Chris van der Weerden (31) speelde met PSV Champions League-voetbal en trainde met Ronaldo en Ruud van Nistelrooy. Wegens blessures en een slepende ziekte miste hij een nog grotere carrière. Germinal Beerschot is zijn eerste buitenlandse club.

Rampspoed vormt het karakter. Chris van der Weerden heeft een stérk karakter. Als jonge snaak werd hij één van de grootste talenten van Nederland genoemd, op tweeëntwintigjarige leeftijd en na één sterk seizoen bij Vitesse Arnhem kon hij kiezen tussen PSV en Ajax. Samen met Phillip Cocu verkaste Van der Weerden naar de lampenclub. Hij bleef er zes seizoenen, waarna hij drie jaar bij FC Twente rond maakte. Veel vreugde beleefde hij niet aan die periode, ondanks drie kampioenstitels en één Johan Cruijff-schaal met PSV. Allerhande blessures – spierscheuren, kneuzingen, armbreuken, ontstekingen – en de ziekte van Crohn, die bij hem op 24-jarige leeftijd werd vastgesteld, zorgden ervoor dat Van der Weerden nooit de verwachte topcarrière maakte.

Vorig seizoen, zijn laatste contractjaar bij Twente, maakte hij eindelijk nog eens een hele campagne vol zonder fysiek leed. “Dat was nodig ook”, zegt hij. “Het eerste jaar bij Twente speelde ik slechts 24 wedstrijden en kenden we een pover seizoen, het liep helemaal niet zoals verwacht. Het tweede jaar werd ik geplaagd door tal van spierscheuren, waardoor Twente met het gevoel zat dat ze iets gekocht hadden waar ze niet blij mee waren. Maar ik heb nooit aan mezelf getwijfeld, ik had gewoon veel pech. Ik weet welke kwaliteiten ik bezit, die verlies je niet zomaar en verder ga ik daar niet over zeuren.”

FC Twente bereikte bovendien de finale van de Amstel Cup. Dat is een mooi afscheid van het Nederlandse voetbal.

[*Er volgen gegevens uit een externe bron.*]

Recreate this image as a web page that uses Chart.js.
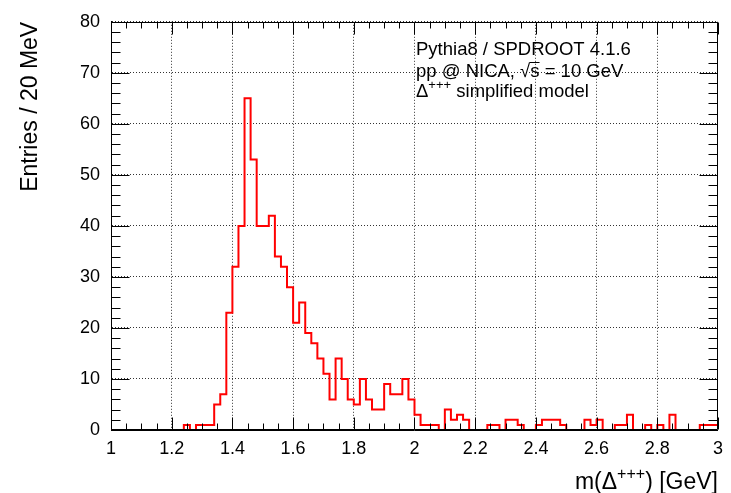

Chris van der Weerden : “Ik zie het niet als een afscheid. Als een degelijke Nederlandse club mij een goed aanbod had gedaan, was ik ginds gebleven. Maar mijn zaakwaarnemer vertelde me dat Germinal Beerschot nog een rechtsback zocht. Zo simpel is het. Twente bood me nog een nieuw tweejarig contract aan, maar na vijftien jaar Nederlands betaald voetbal, wilde ik wel eens iets anders proberen.”

Is België anders genoeg ?

“Toch wel : andere stadions, andere gezichten. Daar was ik aan toe. Bovendien is België handig voor de familie, want ik blijf gewoon in Eindhoven wonen. Het familiale aspect is heel belangrijk.”

Je werd gehaald als verdediger, maar je beste seizoen speelde je in 1994/95 op het middenveld bij Vitesse Arnhem. Welke positie beschouw je als de jouwe ?

“Vanaf mijn eerste jaar bij NEC heb ik zowat overal gestaan. Dat is vervelend omdat je dan voor de trainer een ideale twaalfde man bent. Maar je leert er veel van. Dick Advocaat hield me bij PSV voor de competitiewedstrijden op de bank en voor de Champions League-matchen kwam ik dan als middenvelder aan de aftrap. Elke trainer heeft zijn visie, daar leg ik mij bij neer.”

Als 22-jarige kon je kiezen tussen Ajax, dat net Europees kampioen was geworden, of PSV. Je koos voor PSV.

“Ja, omdat ik na een week twijfelen mijn gevoel volgde. De mentaliteit van PSV sprak me meer aan. Dat gemoedelijke weer, hé.”

Je hebt met PSV een pak ervaring in de Champions League kunnen opdoen. Herbeleef je die momenten vaak ?

“Ik koester ze wel, omdat ze het mooiste zijn wat een voetballer kan overkomen. Als iemand er over begint, zal ik er met veel trots over praten. Naar Kiev, op Manchester United, in Nou Camp… noem maar op. Hét moment dat mij altijd zal bijblijven, is mijn eerste wedstrijd in Camp Nou. Toen was ik echt bijzonder nerveus, tot Jan Wouters naar me toe kwam en zei : ‘Geniet er nou maar van, jongen, er zitten 100.000 mensen naar je te kijken’.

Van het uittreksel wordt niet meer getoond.